本文关键词：高墩多跨连续刚构桥高墩刚度匹配问题研究　出处：《长安大学》2015年硕士论文　论文类型：学位论文

【摘要】：连续刚构桥呈现跨径增大、跨数增多、墩高增加的趋势,当墩的高度存在较大的高度差的情况下,在外荷载作用下,墩、梁的内力呈现不均衡性,尤其是由于混凝土收缩徐变、温度作用、基础不均匀沉降等将对整个结构带来较大的不均衡次内力。连续刚构桥墩梁固结,当上部结构参数确定时,墩间相对刚度不同对结构内力分布及变形产生较大的影响,合理的高墩刚度匹配能使结构受力更为合理。文中以咸旬高速公路三水河特大桥为工程背景,首先,运用有限元程序对不同高墩刚度匹配的结构进行分析研究,通过比较分析寻找出影响结构内力及变形的关键因素;然后,结合多跨连续刚构桥墩的刚度匹配基本原则,对高墩刚度匹配进行分析研究,进而为墩的刚度匹配优化设计提供有益的参考。主要完成了以下工作:1、总结了近年来高墩刚度匹配相关基本计算方法及理论研究成果,分析并总结了墩刚度对连续刚构桥内力及变形的影响。2、对高墩常用的结构类型进行总结对比分析,对不同类型墩的刚度进行了比较;并对不同类型高墩建立抗推刚度计算模型及对高墩抗推刚度计算方法分析总结,同时分析了高墩抗推刚度影响因素。3、对不同墩位高墩刚度改变,外荷载作用下,结构内力及墩顶位移的变化规律进行比较分析,发现距离中跨跨中越远墩刚度变化对结构内力及位移产生的影响越大。4、比较不同荷载工况下,改变墩的刚度时,连续刚构桥内力及位移的影响敏感度,通过比较分析得出:不同高墩刚度匹配情况下,恒荷载对连续刚构桥内力及位移影响敏感性较小;系统温度变化及混凝土收缩徐变对结构内力及变形影响较大。
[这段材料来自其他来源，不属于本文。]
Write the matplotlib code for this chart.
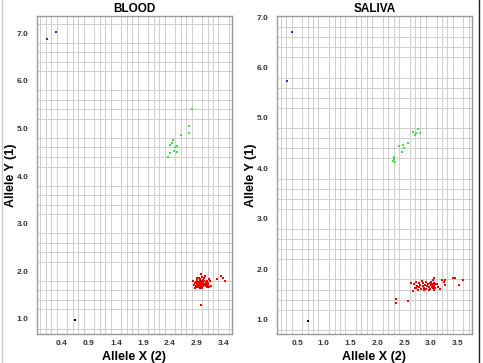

5、以主墩内力及应力为控制目标,对结构对称、不同跨数连续刚构桥墩的刚度匹配进行分析研究,分析不同刚度匹配下,墩顶、墩底处内力及应力变化规律,通过分析得出:对于对称的偶数跨连续刚构桥,中墩刚度可与其余墩刚度任意比例匹配;对于墩高相差不大的奇数跨连续刚构桥,在保证结构强度及稳定的同时,相邻的靠近边跨侧墩与靠近中跨侧墩的刚度比在1:6~1:7左右为宜,且随跨径比不同,合理墩间刚度比不同;当边中墩高度在达到0.5时,合理墩间刚度比在1:4左右,将边墩设计成抗推刚度较小的双肢墩对结构受力更有利。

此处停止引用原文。